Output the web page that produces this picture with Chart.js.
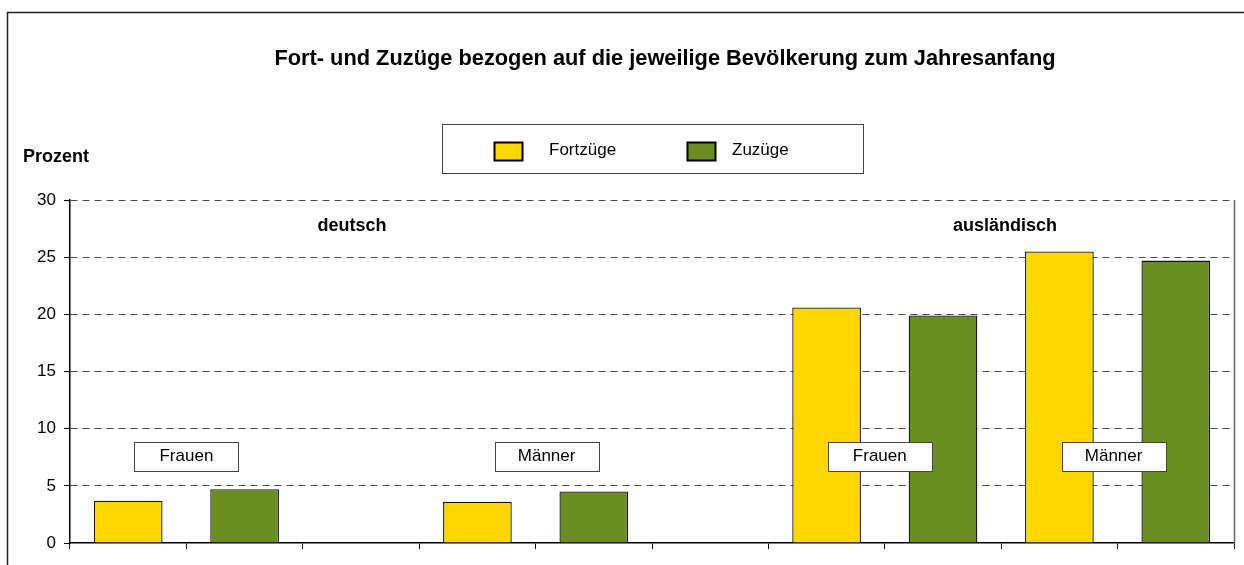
<!DOCTYPE html>
<html>
<head>
<meta charset="utf-8">
<script src="https://cdn.jsdelivr.net/npm/chart.js@4/dist/chart.umd.min.js"></script>
<style>
html,body{margin:0;padding:0;background:#fff;}
#wrap{width:1244px;height:565px;position:relative;}
</style>
</head>
<body>
<div id="wrap"><canvas id="c" width="1244" height="565"></canvas></div>
<script>
const FONT = '"Liberation Sans Narrow", "Arial Narrow", "Liberation Sans", Arial, sans-serif';

// categories: 10 slots (deutsch Frauen, deutsch Männer, ausländisch Frauen, ausländisch Männer)
const categories = ['dF-Fort','dF-Zu','','dM-Fort','dM-Zu','','aF-Fort','aF-Zu','aM-Fort','aM-Zu'];
const fortzuege = [3.7, null, null, 3.6, null, null, 20.6, null, 25.5, null];
const zuzuege   = [null, 4.7, null, null, 4.5, null, null, 19.9, null, 24.7];
const yTicks = [0, 5, 10, 15, 20, 25, 30];
const seriesNames = ['Fortzüge', 'Zuzüge'];
const seriesColors = ['#FFD700', '#6B8E23'];
const titleText = 'Fort- und Zuzüge bezogen auf die jeweilige Bevölkerung zum Jahresanfang';
const yTitle = 'Prozent';
const groupLabels = ['deutsch', 'ausländisch'];
const sexLabels = ['Frauen', 'Männer', 'Frauen', 'Männer'];

const deco = {
  id: 'deco',
  afterDraw(chart) {
    const ctx = chart.ctx, a = chart.chartArea;
    const x = chart.scales.x, y = chart.scales.y;
    ctx.save();
    // outer frame
    ctx.strokeStyle = '#222'; ctx.lineWidth = 1.5;
    ctx.beginPath(); ctx.moveTo(7.5, 600); ctx.lineTo(7.5, 12.5); ctx.lineTo(1300, 12.5); ctx.stroke();
    // right border of plot area
    ctx.strokeStyle = '#666'; ctx.lineWidth = 1.5;
    ctx.beginPath(); ctx.moveTo(a.right + 0.5, a.top); ctx.lineTo(a.right + 0.5, a.bottom); ctx.stroke();
    // title
    ctx.fillStyle = '#000';
    ctx.textAlign = 'center'; ctx.textBaseline = 'middle';
    ctx.font = 'bold 21.8px ' + FONT;
    ctx.fillText(titleText, 665, 59);
    // y title
    ctx.textAlign = 'left';
    ctx.font = 'bold 18px ' + FONT;
    ctx.fillText(yTitle, 23, 157);
    // legend
    ctx.strokeStyle = '#444'; ctx.lineWidth = 1;
    ctx.fillStyle = '#fff';
    ctx.fillRect(442.5, 124.5, 421, 49);
    ctx.strokeRect(442.5, 124.5, 421, 49);
    const lx = [494, 687], tx = [549, 732];
    ctx.font = '17px ' + FONT;
    for (let i = 0; i < 2; i++) {
      ctx.fillStyle = seriesColors[i];
      ctx.fillRect(lx[i] + 0.5, 142.5, 28, 18);
      ctx.strokeStyle = '#000'; ctx.lineWidth = 2;
      ctx.strokeRect(lx[i] + 0.5, 142.5, 28, 18);
      ctx.fillStyle = '#000';
      ctx.textAlign = 'left';
      ctx.fillText(seriesNames[i], tx[i], 150);
    }
    // group labels
    ctx.textAlign = 'center';
    ctx.font = 'bold 18px ' + FONT;
    const gx = [352, 1005];
    groupLabels.forEach((t, i) => ctx.fillText(t, gx[i], y.getPixelForValue(27.7)));
    // sex label boxes
    ctx.font = '17px ' + FONT;
    const centers = [1, 4, 7, 9];
    const shifts = [0, 11, -5, -4];
    sexLabels.forEach((t, i) => {
      const cx = (x.getPixelForValue(centers[i] - 1) + x.getPixelForValue(centers[i])) / 2 + shifts[i];
      const cy = y.getPixelForValue(7.65);
      ctx.fillStyle = '#fff';
      ctx.fillRect(Math.round(cx - 52) + 0.5, Math.round(cy - 14) + 0.5, 104, 29);
      ctx.strokeStyle = '#444'; ctx.lineWidth = 1;
      ctx.strokeRect(Math.round(cx - 52) + 0.5, Math.round(cy - 14) + 0.5, 104, 29);
      ctx.fillStyle = '#000';
      ctx.fillText(t, cx, cy + 1);
    });
    ctx.restore();
  }
};

new Chart(document.getElementById('c'), {
  type: 'bar',
  data: {
    labels: categories,
    datasets: [
      { label: seriesNames[0], data: fortzuege, backgroundColor: seriesColors[0], borderColor: '#111', borderWidth: 1.3, grouped: false, barPercentage: 0.59, categoryPercentage: 1 },
      { label: seriesNames[1], data: zuzuege, backgroundColor: seriesColors[1], borderColor: '#111', borderWidth: 1.3, grouped: false, barPercentage: 0.59, categoryPercentage: 1 }
    ]
  },
  options: {
    responsive: false,
    animation: false,
    layout: { padding: { left: 0, right: 10, top: 200, bottom: 0 } },
    plugins: { legend: { display: false }, tooltip: { enabled: false }, title: { display: false } },
    scales: {
      x: {
        offset: true,
        ticks: { display: false },
        grid: { display: true, drawOnChartArea: false, drawTicks: true, tickLength: 6, color: '#000', offset: true },
        border: { display: true, color: '#000', width: 1.5 },
        afterFit(s) { s.height = 22; }
      },
      y: {
        min: 0, max: 30,
        afterBuildTicks(s) { s.ticks = yTicks.map(v => ({ value: v })); },
        ticks: { color: '#000', font: { family: FONT, size: 17 }, padding: 8 },
        grid: {
          color: (c) => c.tick && c.tick.value === 0 ? 'rgba(0,0,0,0)' : '#4d4d4d',
          lineWidth: 1,
          tickColor: '#000', tickBorderDash: [], tickLength: 6, drawTicks: true
        },
        border: { display: true, color: '#000', width: 1.5, dash: [7, 5] },
        afterFit(s) { s.width = 70; }
      }
    }
  },
  plugins: [deco]
});
</script>
</body>
</html>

## WHAT THE TASK REQUIRES
Leaving the pictures aside, transcribe the entire listing exactly.

## ANSWER IN FULL
Output the web page that produces this picture with Chart.js.
<!DOCTYPE html>
<html>
<head>
<meta charset="utf-8">
<script src="https://cdn.jsdelivr.net/npm/chart.js@4/dist/chart.umd.min.js"></script>
<style>
html,body{margin:0;padding:0;background:#fff;}
#wrap{width:1244px;height:565px;position:relative;}
</style>
</head>
<body>
<div id="wrap"><canvas id="c" width="1244" height="565"></canvas></div>
<script>
const FONT = '"Liberation Sans Narrow", "Arial Narrow", "Liberation Sans", Arial, sans-serif';

// categories: 10 slots (deutsch Frauen, deutsch Männer, ausländisch Frauen, ausländisch Männer)
const categories = ['dF-Fort','dF-Zu','','dM-Fort','dM-Zu','','aF-Fort','aF-Zu','aM-Fort','aM-Zu'];
const fortzuege = [3.7, null, null, 3.6, null, null, 20.6, null, 25.5, null];
const zuzuege   = [null, 4.7, null, null, 4.5, null, null, 19.9, null, 24.7];
const yTicks = [0, 5, 10, 15, 20, 25, 30];
const seriesNames = ['Fortzüge', 'Zuzüge'];
const seriesColors = ['#FFD700', '#6B8E23'];
const titleText = 'Fort- und Zuzüge bezogen auf die jeweilige Bevölkerung zum Jahresanfang';
const yTitle = 'Prozent';
const groupLabels = ['deutsch', 'ausländisch'];
const sexLabels = ['Frauen', 'Männer', 'Frauen', 'Männer'];

const deco = {
  id: 'deco',
  afterDraw(chart) {
    const ctx = chart.ctx, a = chart.chartArea;
    const x = chart.scales.x, y = chart.scales.y;
    ctx.save();
    // outer frame
    ctx.strokeStyle = '#222'; ctx.lineWidth = 1.5;
    ctx.beginPath(); ctx.moveTo(7.5, 600); ctx.lineTo(7.5, 12.5); ctx.lineTo(1300, 12.5); ctx.stroke();
    // right border of plot area
    ctx.strokeStyle = '#666'; ctx.lineWidth = 1.5;
    ctx.beginPath(); ctx.moveTo(a.right + 0.5, a.top); ctx.lineTo(a.right + 0.5, a.bottom); ctx.stroke();
    // title
    ctx.fillStyle = '#000';
    ctx.textAlign = 'center'; ctx.textBaseline = 'middle';
    ctx.font = 'bold 21.8px ' + FONT;
    ctx.fillText(titleText, 665, 59);
    // y title
    ctx.textAlign = 'left';
    ctx.font = 'bold 18px ' + FONT;
    ctx.fillText(yTitle, 23, 157);
    // legend
    ctx.strokeStyle = '#444'; ctx.lineWidth = 1;
    ctx.fillStyle = '#fff';
    ctx.fillRect(442.5, 124.5, 421, 49);
    ctx.strokeRect(442.5, 124.5, 421, 49);
    const lx = [494, 687], tx = [549, 732];
    ctx.font = '17px ' + FONT;
    for (let i = 0; i < 2; i++) {
      ctx.fillStyle = seriesColors[i];
      ctx.fillRect(lx[i] + 0.5, 142.5, 28, 18);
      ctx.strokeStyle = '#000'; ctx.lineWidth = 2;
      ctx.strokeRect(lx[i] + 0.5, 142.5, 28, 18);
      ctx.fillStyle = '#000';
      ctx.textAlign = 'left';
      ctx.fillText(seriesNames[i], tx[i], 150);
    }
    // group labels
    ctx.textAlign = 'center';
    ctx.font = 'bold 18px ' + FONT;
    const gx = [352, 1005];
    groupLabels.forEach((t, i) => ctx.fillText(t, gx[i], y.getPixelForValue(27.7)));
    // sex label boxes
    ctx.font = '17px ' + FONT;
    const centers = [1, 4, 7, 9];
    const shifts = [0, 11, -5, -4];
    sexLabels.forEach((t, i) => {
      const cx = (x.getPixelForValue(centers[i] - 1) + x.getPixelForValue(centers[i])) / 2 + shifts[i];
      const cy = y.getPixelForValue(7.65);
      ctx.fillStyle = '#fff';
      ctx.fillRect(Math.round(cx - 52) + 0.5, Math.round(cy - 14) + 0.5, 104, 29);
      ctx.strokeStyle = '#444'; ctx.lineWidth = 1;
      ctx.strokeRect(Math.round(cx - 52) + 0.5, Math.round(cy - 14) + 0.5, 104, 29);
      ctx.fillStyle = '#000';
      ctx.fillText(t, cx, cy + 1);
    });
    ctx.restore();
  }
};

new Chart(document.getElementById('c'), {
  type: 'bar',
  data: {
    labels: categories,
    datasets: [
      { label: seriesNames[0], data: fortzuege, backgroundColor: seriesColors[0], borderColor: '#111', borderWidth: 1.3, grouped: false, barPercentage: 0.59, categoryPercentage: 1 },
      { label: seriesNames[1], data: zuzuege, backgroundColor: seriesColors[1], borderColor: '#111', borderWidth: 1.3, grouped: false, barPercentage: 0.59, categoryPercentage: 1 }
    ]
  },
  options: {
    responsive: false,
    animation: false,
    layout: { padding: { left: 0, right: 10, top: 200, bottom: 0 } },
    plugins: { legend: { display: false }, tooltip: { enabled: false }, title: { display: false } },
    scales: {
      x: {
        offset: true,
        ticks: { display: false },
        grid: { display: true, drawOnChartArea: false, drawTicks: true, tickLength: 6, color: '#000', offset: true },
        border: { display: true, color: '#000', width: 1.5 },
        afterFit(s) { s.height = 22; }
      },
      y: {
        min: 0, max: 30,
        afterBuildTicks(s) { s.ticks = yTicks.map(v => ({ value: v })); },
        ticks: { color: '#000', font: { family: FONT, size: 17 }, padding: 8 },
        grid: {
          color: (c) => c.tick && c.tick.value === 0 ? 'rgba(0,0,0,0)' : '#4d4d4d',
          lineWidth: 1,
          tickColor: '#000', tickBorderDash: [], tickLength: 6, drawTicks: true
        },
        border: { display: true, color: '#000', width: 1.5, dash: [7, 5] },
        afterFit(s) { s.width = 70; }
      }
    }
  },
  plugins: [deco]
});
</script>
</body>
</html>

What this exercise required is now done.